On American soil, Jesus was the subject of more evangelical hymns than the Father and the Holy Spirit combined. In fact, while evangelical hymns largely ignored the church, the sacraments, and the Trinity, they were obsessed with Jesus.
American Jesus: How the Son of God Became an American Icon
By Stephen Prothero
I resisted reading this book for a year or so because the subtitle and the cover made me think it was likely to be an overview of the silliest aspects of American Religion. The picture on the dust jacket was of a giant hot-air balloon sculpted in the form of a bearded Jesus in a purple robe, floating over a small prairie town. But someone had recommended it, and eventually I got around to it. This volume is about the history of Jesus in America. As a Trinitarian Christian, it surprised me that someone other than the “Jesus Seminar” folks would write a book about “Just Jesus.” Prothero focuses on Trinity Member Number Two, and only in America. His “quest for the cultural Jesus” is fascinating.
Here are some quotations that speak to Prothero’s themes:
- “The Puritans in short, were a God-fearing rather than a Jesus-loving people, obsessed not with God’s mercy, but with His Glory, not with the Son, but with the Father.”
- “Jesus may be ‘the same yesterday and today and forever’ (Hebrews 13: 8), but American depictions of him have varied widely from age to age and community to community.”

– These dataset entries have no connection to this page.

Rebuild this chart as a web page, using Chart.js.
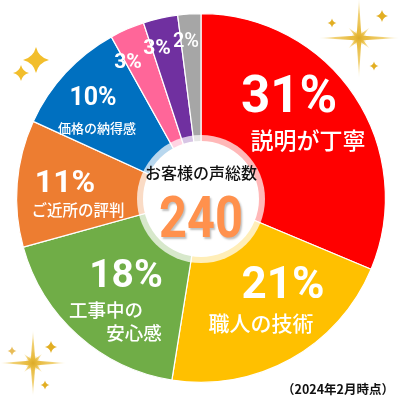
<!DOCTYPE html>
<html><head><meta charset="utf-8">
<script src="https://cdn.jsdelivr.net/npm/chart.js@4"></script>
<style>html,body{margin:0;padding:0;background:#fff}#wrap{width:400px;height:400px;position:relative}</style>
</head><body><div id="wrap"><canvas id="c" width="400" height="400"></canvas></div>
<script>
const categories = ['説明が丁寧','職人の技術','工事中の安心感','ご近所の評判','価格の納得感','その他A','その他B','その他C'];
const percents = [31, 21, 18, 11, 10, 3, 3, 2];
const colors = ['#FF0000','#FFC000','#70AD47','#ED7D31','#0070C0','#FF6699','#7030A0','#A6A6A6'];
const totalVoices = 240;
const centerTitle = 'お客様の声総数';
const footnote = '（2024年2月時点）';

const JP = '"Noto Sans CJK JP", sans-serif';
const NUM = 'Roboto, "Liberation Sans", sans-serif';

// label layout: [dx, dy, size] offsets from pie centre, per slice
const labelStyle = [
  {p:[88,-86,51], t:[[107,-58,'説明が丁寧']], ts:23},
  {p:[82,100,44], t:[[60,125,'職人の技術']], ts:21},
  {p:[-75,89,39], t:[[-95,112,'工事中の'],[-67,135,'安心感']], ts:18.5},
  {p:[-136,-6,32], t:[[-123,12,'ご近所の評判']], ts:15.5},
  {p:[-108,-93,25], t:[[-104,-70,'価格の納得感']], ts:13},
  {p:[-73,-130,21]},
  {p:[-44,-144,21]},
  {p:[-15,-151,20], light:true}
];

function star4(ctx,x,y,r,color){
  ctx.save();ctx.fillStyle=color;ctx.beginPath();
  const k=r*0.2;
  ctx.moveTo(x,y-r);
  ctx.quadraticCurveTo(x+k,y-k,x+r,y);
  ctx.quadraticCurveTo(x+k,y+k,x,y+r);
  ctx.quadraticCurveTo(x-k,y+k,x-r,y);
  ctx.quadraticCurveTo(x-k,y-k,x,y-r);
  ctx.fill();ctx.restore();
}
function ray(ctx,x,y,len,ang,w,color){
  ctx.save();ctx.translate(x,y);ctx.rotate(ang);
  const g=ctx.createLinearGradient(0,0,len,0);
  g.addColorStop(0,color);g.addColorStop(0.6,'rgba(235,190,60,0.7)');g.addColorStop(1,'rgba(240,200,80,0.1)');
  ctx.fillStyle=g;ctx.beginPath();
  ctx.moveTo(0,-w);ctx.lineTo(len,0);ctx.lineTo(0,w);ctx.closePath();ctx.fill();
  ctx.restore();
}
function sparkle(ctx,x,y,L,D){
  const c='#E2AE22';
  for(let i=0;i<4;i++) ray(ctx,x,y,L,i*Math.PI/2,2.4,c);
  for(let i=0;i<4;i++) ray(ctx,x,y,D,Math.PI/4+i*Math.PI/2,2.2,c);
  const g=ctx.createRadialGradient(x,y,0,x,y,8);
  g.addColorStop(0,'rgba(220,170,40,1)');g.addColorStop(0.5,'rgba(230,185,60,0.8)');g.addColorStop(1,'rgba(240,200,80,0)');
  ctx.fillStyle=g;ctx.beginPath();ctx.arc(x,y,8,0,Math.PI*2);ctx.fill();
}

const deco = {
  id:'deco',
  afterDraw(chart){
    const ctx=chart.ctx;
    const arc=chart.getDatasetMeta(0).data[0];
    const cx=arc.x, cy=arc.y;
    ctx.save();
    // centre ring
    ctx.fillStyle='rgba(255,255,255,0.72)';
    ctx.beginPath();ctx.arc(cx,cy+1,64,0,Math.PI*2);ctx.fill();
    ctx.fillStyle='#fff';
    ctx.beginPath();ctx.arc(cx,cy+1,58,0,Math.PI*2);ctx.fill();
    ctx.textAlign='center';
    ctx.fillStyle='#111';
    ctx.font='500 16px '+JP;ctx.textBaseline='middle';
    ctx.fillText(centerTitle,cx,cy-25);
    ctx.save();
    ctx.translate(cx,cy+39);ctx.scale(0.84,1);
    ctx.shadowColor='rgba(0,0,0,0.25)';ctx.shadowOffsetX=1.5;ctx.shadowOffsetY=1.5;ctx.shadowBlur=2;
    ctx.fillStyle='#FF914D';ctx.font='bold 58px '+NUM;ctx.textBaseline='alphabetic';
    ctx.fillText(String(totalVoices),0,0);
    ctx.restore();
    // slice labels
    ctx.fillStyle='#fff';
    percents.forEach((v,i)=>{
      const s=labelStyle[i];
      ctx.textBaseline='alphabetic';
      ctx.font=(s.light?'500 ':'bold ')+s.p[2]+'px '+NUM;
      ctx.fillText(v+'%',cx+s.p[0],cy+s.p[1]);
      if(s.t){
        ctx.textBaseline='middle';
        ctx.font='500 '+s.ts+'px '+JP;
        s.t.forEach(t=>ctx.fillText(t[2],cx+t[0],cy+t[1]));
      }
    });
    // footnote
    ctx.fillStyle='#111';ctx.textBaseline='middle';
    ctx.font='bold 12.5px '+JP;
    ctx.fillText(footnote,338,389);
    // sparkles
    sparkle(ctx,359,38,40,15);
    star4(ctx,382,16,6,'#E2AE22');star4(ctx,332,23,4.5,'#E2AE22');star4(ctx,374,66,4.5,'#E2AE22');
    sparkle(ctx,33,363,33,13);
    star4(ctx,51,347,6,'#E2AE22');star4(ctx,12,351,4.5,'#E8BC58');star4(ctx,45,385,4.5,'#E2AE22');
    star4(ctx,36,60,13,'#F2BE2C');star4(ctx,21,73,8,'#F2BE2C');
    ctx.restore();
  }
};

new Chart(document.getElementById('c'),{
  type:'pie',
  data:{labels:categories,datasets:[{data:percents,backgroundColor:colors,borderColor:'#ffffff',borderWidth:1.2}]},
  options:{
    responsive:false,animation:false,
    layout:{padding:{left:16,right:14,top:13,bottom:17}},
    plugins:{legend:{display:false},tooltip:{enabled:false}}
  },
  plugins:[deco]
});
</script></body></html>
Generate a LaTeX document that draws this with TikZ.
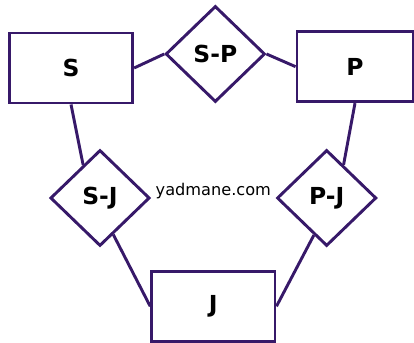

- “Thomas Jefferson would have been forced to reject Jesus if he had seen him as a take-it-or-leave-it proposition. But Jefferson, as bold in religion as in politics, refused to grant Christians the right to serve as his exclusive interpreters. Christ he could not accept, but he was determined to revere Jesus.”
I know we all tend to re-make God in our own image, but having our self-centeredness outlined so graphically in one volume was enlightening. This book was a stunning revelation to me that there countless ways of understanding Jesus (and the Christian faith) outside our very limited traditions.
Chapter titles such as “Sweet Savior,” “Manly Redeemer,” “Superstar,” and “Black Moses” hint at what you will find inside. I remember very specifically the first time I saw a “Wanted” poster of Jesus, portraying him as an outcast, long-haired, bearded hippie who wore sandals and offended the religious establishment. Indeed, Jesus has been through a variety of incarnations since he got off the boat with Columbus. We all know that our Black friends prefer a Black Jesus and our Oriental friends prefer an Oriental Jesus in the same way we Anglos tend to prefer a blue-eyed Jesus. We are less reflective about our prosperous friends preferring a business-savvy Jesus and our backpacking friends preferring a rugged Jesus. Would the real Jesus please stand up?
Somewhere in the middle of reading the book, I devised an image of Jesus shoved into a railroad boxcar, where he is surrounded by boxes, barrels, baggage, equipment, and paraphernalia of all kinds, ultimately so obscured by the clutter that he cannot be found. Jesus is in there somewhere, but people get so excited by some of the stuff they come across in the search that they are distracted and forget to keep looking for Jesus.
Evangelical Christians are not exempt:
Rather than making America more Christian, the Jesus people, the megachurches, and the CCM [Contemporary Christian Music] industry have tried to make Christianity more American. They have molded Jesus to the world instead of molding the world to Jesus.
Before you despair, here is a more comforting (and gracious) word:
The United States would not have been Christianized as rapidly or broadly as it was if its people hadn’t Americanized the Christian tradition as aggressively as Paul and his successors once Hellenized it.
By the way, that enculturation is now happening in Africa and South America, and those who think they can control these movements, whether are born of the Holy Spirit or of some other spirit, are fooling themselves. We will always be engaged “in a never-ending pas de deux with culture, always seeking the right balance between accommodating too much and accommodating too little.”